▶ _Aim of the exercise_
Repeat the data word for word. Do not include the pictures.
# # # #
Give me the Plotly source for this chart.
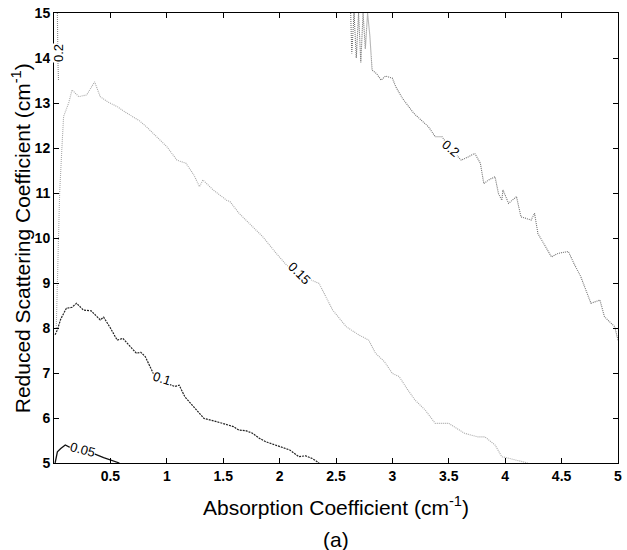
import plotly.graph_objects as go

# contour level 0.05
c005_x = [0.01, 0.03, 0.06, 0.1, 0.14, 0.2, 0.26, 0.33, 0.38, 0.44, 0.5, 0.55, 0.58]
c005_y = [5.0, 5.25, 5.32, 5.4, 5.35, 5.36, 5.3, 5.24, 5.18, 5.12, 5.07, 5.03, 5.0]

# contour level 0.1
c010_x = [0.01, 0.03, 0.06, 0.11, 0.16, 0.2, 0.26, 0.33, 0.41, 0.44, 0.5, 0.56, 0.61, 0.67,
          0.73, 0.77, 0.81, 0.88, 0.95, 1.02, 1.07, 1.11, 1.16, 1.22, 1.29, 1.33, 1.44, 1.52,
          1.59, 1.64, 1.7, 1.76, 1.82, 1.88, 1.94, 2.0, 2.09, 2.17, 2.23, 2.29, 2.35]
c010_y = [7.85, 7.96, 8.2, 8.44, 8.46, 8.55, 8.4, 8.38, 8.18, 8.24, 8.0, 7.73, 7.77, 7.6,
          7.44, 7.46, 7.36, 6.99, 6.86, 6.75, 6.7, 6.73, 6.47, 6.3, 6.1, 5.99, 5.92, 5.86,
          5.81, 5.73, 5.72, 5.66, 5.55, 5.47, 5.42, 5.36, 5.29, 5.14, 5.16, 5.1, 5.0]

# contour level 0.15
c015_x = [0.02, 0.03, 0.04, 0.05, 0.07, 0.085, 0.13, 0.16, 0.22, 0.29, 0.36, 0.41, 0.48,
          0.56, 0.63, 0.7, 0.76, 0.82, 0.91, 1.0, 1.09, 1.17, 1.24, 1.29, 1.32, 1.41, 1.53,
          1.56, 1.64, 1.73, 1.85, 1.97, 2.06, 2.16, 2.25, 2.35, 2.47, 2.59, 2.7, 2.79, 2.85,
          2.93, 3.0, 3.06, 3.13, 3.2, 3.29, 3.38, 3.5, 3.58, 3.64, 3.76, 3.82, 3.91, 3.97,
          4.04, 4.09, 4.2]
c015_y = [8.0, 9.2, 10.3, 11.0, 12.0, 12.7, 13.0, 13.29, 13.14, 13.18, 13.47, 13.14, 13.02,
          12.92, 12.8, 12.7, 12.6, 12.47, 12.25, 12.03, 11.73, 11.66, 11.4, 11.14, 11.29,
          11.07, 10.84, 10.81, 10.55, 10.33, 10.03, 9.66, 9.4, 9.2, 9.1, 8.99, 8.4, 8.03,
          7.85, 7.73, 7.44, 7.25, 6.99, 6.92, 6.65, 6.4, 6.18, 5.88, 5.88, 5.75, 5.66, 5.58,
          5.58, 5.4, 5.14, 5.1, 5.07, 5.0]

# contour level 0.2 (left edge piece)
c020a_x = [0.03, 0.03, 0.035, 0.04]
c020a_y = [15.0, 14.4, 13.9, 13.5]

# contour level 0.2 (main piece)
c020_x = [2.63, 2.64, 2.66, 2.68, 2.7, 2.71, 2.72, 2.74, 2.76, 2.78, 2.8, 2.82, 2.86, 2.9,
          2.94, 3.0, 3.03, 3.09, 3.19, 3.22, 3.32, 3.38, 3.44, 3.51, 3.61, 3.67, 3.73, 3.78,
          3.81, 3.86, 3.91, 3.94, 3.97, 3.98, 4.03, 4.1, 4.14, 4.23, 4.26, 4.29, 4.35, 4.41,
          4.47, 4.56, 4.61, 4.67, 4.76, 4.84, 4.88, 4.97, 5.0]
c020_y = [15.0, 14.1, 15.0, 14.0, 15.0, 14.3, 13.9, 15.0, 14.2, 15.0, 14.5, 13.73, 13.65, 13.51,
          13.6, 13.55, 13.36, 13.1, 12.77, 12.7, 12.47, 12.25, 12.25, 12.0, 11.73, 11.8, 11.88,
          11.66, 11.21, 11.3, 11.36, 10.99, 10.84, 11.07, 10.77, 10.92, 10.47, 10.4, 10.55,
          10.1, 9.85, 9.58, 9.66, 9.7, 9.43, 9.14, 8.55, 8.62, 8.25, 8.03, 7.73]

# contour labels
lab_text = ["0.05", "0.1", "0.15", "0.2", "0.2"]
lab_x = [0.25, 0.96, 2.18, 3.52, 0.04]
lab_y = [5.3, 6.88, 9.22, 12.0, 14.1]
lab_ang = [15, 18, 45, 40, -90]

x_ticks = [0.5, 1, 1.5, 2, 2.5, 3, 3.5, 4, 4.5, 5]
y_ticks = [5, 6, 7, 8, 9, 10, 11, 12, 13, 14, 15]

fig = go.Figure()
fig.add_trace(go.Scatter(x=c005_x, y=c005_y, mode="lines",
                         line=dict(color="#111111", width=1.3), showlegend=False))
fig.add_trace(go.Scatter(x=c010_x, y=c010_y, mode="lines",
                         line=dict(color="#222222", width=1.2, dash="2px,1px"), showlegend=False))
fig.add_trace(go.Scatter(x=c015_x, y=c015_y, mode="lines",
                         line=dict(color="#a8a8a8", width=1.1, dash="1px,1px"), showlegend=False))
fig.add_trace(go.Scatter(x=c020a_x, y=c020a_y, mode="lines",
                         line=dict(color="#888888", width=1.1, dash="1px,1px"), showlegend=False))
fig.add_trace(go.Scatter(x=c020_x, y=c020_y, mode="lines",
                         line=dict(color="#707070", width=1.1, dash="1px,1px"), showlegend=False))

for t, x, y, a in zip(lab_text, lab_x, lab_y, lab_ang):
    fig.add_annotation(x=x, y=y, text=t, showarrow=False, textangle=a,
                       font=dict(family="Arial", size=13, color="black"),
                       bgcolor="white", borderpad=0)

axis_common = dict(showline=True, linecolor="black", linewidth=1, mirror="allticks",
                   ticks="inside", ticklen=5, tickcolor="black", showgrid=False,
                   zeroline=False,
                   tickfont=dict(family="Arial", size=14, color="black"))

fig.update_xaxes(range=[0, 5], tickvals=x_ticks,
                 ticktext=[f"<b>{v:g}</b>" for v in x_ticks], **axis_common)
fig.update_yaxes(range=[5, 15], tickvals=y_ticks,
                 ticktext=[f"<b>{v}</b>" for v in y_ticks], **axis_common)

fig.add_annotation(xref="paper", yref="paper", x=0.5, y=-0.095, yanchor="middle",
                   text="Absorption Coefficient (cm<sup>-1</sup>)", showarrow=False,
                   font=dict(family="Arial", size=21, color="black"))
fig.add_annotation(xref="paper", yref="paper", x=0.5, y=-0.17, yanchor="middle",
                   text="(a)", showarrow=False,
                   font=dict(family="Arial", size=21, color="black"))
fig.add_annotation(xref="paper", yref="paper", x=-0.058, y=0.5, xanchor="center",
                   text="Reduced Scattering Coefficient (cm<sup>-1</sup>)", showarrow=False,
                   textangle=-90, font=dict(family="Arial", size=21, color="black"))

fig.update_layout(width=627, height=550, margin=dict(l=54, r=5, t=13, b=87),
                  plot_bgcolor="white", paper_bgcolor="white")

fig.write_html("out.html")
# # # #
▶ _Correct output_
Give me the Plotly source for this chart.
import plotly.graph_objects as go

# contour level 0.05
c005_x = [0.01, 0.03, 0.06, 0.1, 0.14, 0.2, 0.26, 0.33, 0.38, 0.44, 0.5, 0.55, 0.58]
c005_y = [5.0, 5.25, 5.32, 5.4, 5.35, 5.36, 5.3, 5.24, 5.18, 5.12, 5.07, 5.03, 5.0]

# contour level 0.1
c010_x = [0.01, 0.03, 0.06, 0.11, 0.16, 0.2, 0.26, 0.33, 0.41, 0.44, 0.5, 0.56, 0.61, 0.67,
          0.73, 0.77, 0.81, 0.88, 0.95, 1.02, 1.07, 1.11, 1.16, 1.22, 1.29, 1.33, 1.44, 1.52,
          1.59, 1.64, 1.7, 1.76, 1.82, 1.88, 1.94, 2.0, 2.09, 2.17, 2.23, 2.29, 2.35]
c010_y = [7.85, 7.96, 8.2, 8.44, 8.46, 8.55, 8.4, 8.38, 8.18, 8.24, 8.0, 7.73, 7.77, 7.6,
          7.44, 7.46, 7.36, 6.99, 6.86, 6.75, 6.7, 6.73, 6.47, 6.3, 6.1, 5.99, 5.92, 5.86,
          5.81, 5.73, 5.72, 5.66, 5.55, 5.47, 5.42, 5.36, 5.29, 5.14, 5.16, 5.1, 5.0]

# contour level 0.15
c015_x = [0.02, 0.03, 0.04, 0.05, 0.07, 0.085, 0.13, 0.16, 0.22, 0.29, 0.36, 0.41, 0.48,
          0.56, 0.63, 0.7, 0.76, 0.82, 0.91, 1.0, 1.09, 1.17, 1.24, 1.29, 1.32, 1.41, 1.53,
          1.56, 1.64, 1.73, 1.85, 1.97, 2.06, 2.16, 2.25, 2.35, 2.47, 2.59, 2.7, 2.79, 2.85,
          2.93, 3.0, 3.06, 3.13, 3.2, 3.29, 3.38, 3.5, 3.58, 3.64, 3.76, 3.82, 3.91, 3.97,
          4.04, 4.09, 4.2]
c015_y = [8.0, 9.2, 10.3, 11.0, 12.0, 12.7, 13.0, 13.29, 13.14, 13.18, 13.47, 13.14, 13.02,
          12.92, 12.8, 12.7, 12.6, 12.47, 12.25, 12.03, 11.73, 11.66, 11.4, 11.14, 11.29,
          11.07, 10.84, 10.81, 10.55, 10.33, 10.03, 9.66, 9.4, 9.2, 9.1, 8.99, 8.4, 8.03,
          7.85, 7.73, 7.44, 7.25, 6.99, 6.92, 6.65, 6.4, 6.18, 5.88, 5.88, 5.75, 5.66, 5.58,
          5.58, 5.4, 5.14, 5.1, 5.07, 5.0]

# contour level 0.2 (left edge piece)
c020a_x = [0.03, 0.03, 0.035, 0.04]
c020a_y = [15.0, 14.4, 13.9, 13.5]

# contour level 0.2 (main piece)
c020_x = [2.63, 2.64, 2.66, 2.68, 2.7, 2.71, 2.72, 2.74, 2.76, 2.78, 2.8, 2.82, 2.86, 2.9,
          2.94, 3.0, 3.03, 3.09, 3.19, 3.22, 3.32, 3.38, 3.44, 3.51, 3.61, 3.67, 3.73, 3.78,
          3.81, 3.86, 3.91, 3.94, 3.97, 3.98, 4.03, 4.1, 4.14, 4.23, 4.26, 4.29, 4.35, 4.41,
          4.47, 4.56, 4.61, 4.67, 4.76, 4.84, 4.88, 4.97, 5.0]
c020_y = [15.0, 14.1, 15.0, 14.0, 15.0, 14.3, 13.9, 15.0, 14.2, 15.0, 14.5, 13.73, 13.65, 13.51,
          13.6, 13.55, 13.36, 13.1, 12.77, 12.7, 12.47, 12.25, 12.25, 12.0, 11.73, 11.8, 11.88,
          11.66, 11.21, 11.3, 11.36, 10.99, 10.84, 11.07, 10.77, 10.92, 10.47, 10.4, 10.55,
          10.1, 9.85, 9.58, 9.66, 9.7, 9.43, 9.14, 8.55, 8.62, 8.25, 8.03, 7.73]

# contour labels
lab_text = ["0.05", "0.1", "0.15", "0.2", "0.2"]
lab_x = [0.25, 0.96, 2.18, 3.52, 0.04]
lab_y = [5.3, 6.88, 9.22, 12.0, 14.1]
lab_ang = [15, 18, 45, 40, -90]

x_ticks = [0.5, 1, 1.5, 2, 2.5, 3, 3.5, 4, 4.5, 5]
y_ticks = [5, 6, 7, 8, 9, 10, 11, 12, 13, 14, 15]

fig = go.Figure()
fig.add_trace(go.Scatter(x=c005_x, y=c005_y, mode="lines",
                         line=dict(color="#111111", width=1.3), showlegend=False))
fig.add_trace(go.Scatter(x=c010_x, y=c010_y, mode="lines",
                         line=dict(color="#222222", width=1.2, dash="2px,1px"), showlegend=False))
fig.add_trace(go.Scatter(x=c015_x, y=c015_y, mode="lines",
                         line=dict(color="#a8a8a8", width=1.1, dash="1px,1px"), showlegend=False))
fig.add_trace(go.Scatter(x=c020a_x, y=c020a_y, mode="lines",
                         line=dict(color="#888888", width=1.1, dash="1px,1px"), showlegend=False))
fig.add_trace(go.Scatter(x=c020_x, y=c020_y, mode="lines",
                         line=dict(color="#707070", width=1.1, dash="1px,1px"), showlegend=False))

for t, x, y, a in zip(lab_text, lab_x, lab_y, lab_ang):
    fig.add_annotation(x=x, y=y, text=t, showarrow=False, textangle=a,
                       font=dict(family="Arial", size=13, color="black"),
                       bgcolor="white", borderpad=0)

axis_common = dict(showline=True, linecolor="black", linewidth=1, mirror="allticks",
                   ticks="inside", ticklen=5, tickcolor="black", showgrid=False,
                   zeroline=False,
                   tickfont=dict(family="Arial", size=14, color="black"))

fig.update_xaxes(range=[0, 5], tickvals=x_ticks,
                 ticktext=[f"<b>{v:g}</b>" for v in x_ticks], **axis_common)
fig.update_yaxes(range=[5, 15], tickvals=y_ticks,
                 ticktext=[f"<b>{v}</b>" for v in y_ticks], **axis_common)

fig.add_annotation(xref="paper", yref="paper", x=0.5, y=-0.095, yanchor="middle",
                   text="Absorption Coefficient (cm<sup>-1</sup>)", showarrow=False,
                   font=dict(family="Arial", size=21, color="black"))
fig.add_annotation(xref="paper", yref="paper", x=0.5, y=-0.17, yanchor="middle",
                   text="(a)", showarrow=False,
                   font=dict(family="Arial", size=21, color="black"))
fig.add_annotation(xref="paper", yref="paper", x=-0.058, y=0.5, xanchor="center",
                   text="Reduced Scattering Coefficient (cm<sup>-1</sup>)", showarrow=False,
                   textangle=-90, font=dict(family="Arial", size=21, color="black"))

fig.update_layout(width=627, height=550, margin=dict(l=54, r=5, t=13, b=87),
                  plot_bgcolor="white", paper_bgcolor="white")

fig.write_html("out.html")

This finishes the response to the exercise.